Article: What Makes a Leather Bag Worth Investing In

What Makes a Leather Bag Worth Investing In
The word "investment" is overused in fashion. But there is one category where the economics genuinely hold: a well-made leather bag, chosen carefully and cared for properly, costs less over a lifetime than the alternative.
The cost-per-wear calculation
Most people evaluate the price of a bag in isolation. The correct way to evaluate it is over time: price divided by uses.
Quality bag — €750, carried 250 days/year for 12 years → €0.25 per wear
Mid-range bag — €250, replaced every 2–3 years → €0.45 per wear
Fast-fashion bag — €80, replaced annually → €0.32 per wear
The quality bag is the cheapest option. Always.

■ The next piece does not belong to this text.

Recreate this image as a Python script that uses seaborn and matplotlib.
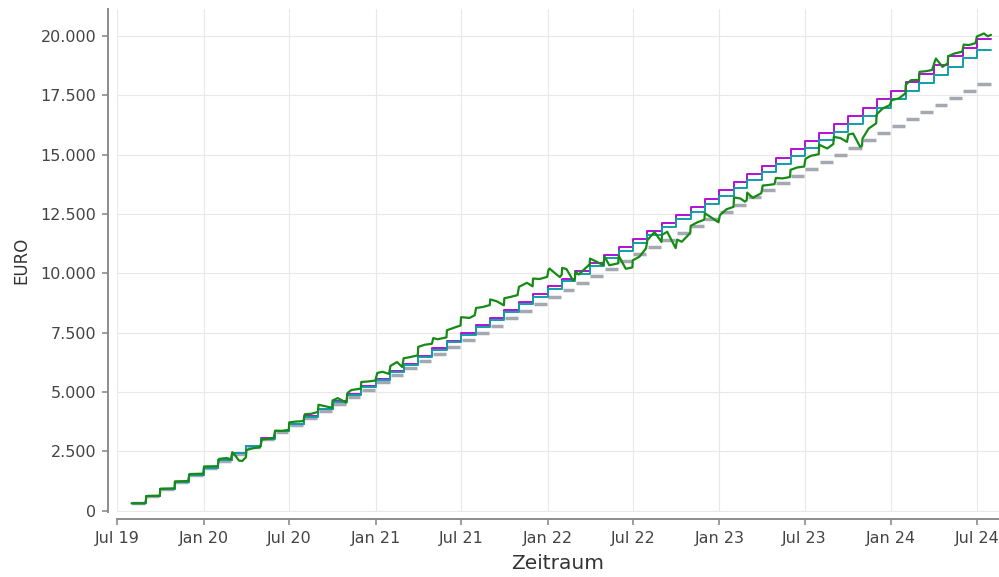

A full-grain leather bag, properly cared for, routinely lasts 15 to 20 years. A fast-fashion bag rarely survives 18 months of daily use. The apparent saving at the point of purchase evaporates within the first replacement cycle.

What you are actually paying for
The price of a quality leather bag reflects three things: the material, the labour, and the time. Full-grain leather costs significantly more than corrected or bonded leather. Skilled cutting, stitching, and finishing cannot be accelerated without degrading the result.
What you are not paying for is a marketing budget, a brand ambassador, or a flagship store on the Champs-Élysées. At Menière Paris, the investment goes into the leather and the craft — and it stays there.
"A well-made bag does not depreciate. It appreciates — in beauty, in character, in the quiet confidence it gives you every time you carry it."
The environmental case
The environmental cost of producing three or four mediocre bags over a decade is significantly higher than producing one exceptional one. Full-grain leather, sourced responsibly and maintained properly, can outlast the person who first carries it. The most sustainable product is the one you never have to replace.
What to look for in a genuine investment piece
Not every expensive bag is a good investment. The criteria are specific: full-grain leather, solid metal hardware, consistent hand-stitching, and a silhouette that exists outside trends. If the bag depends on its logo for its appeal, it is a branding investment — not a leather one.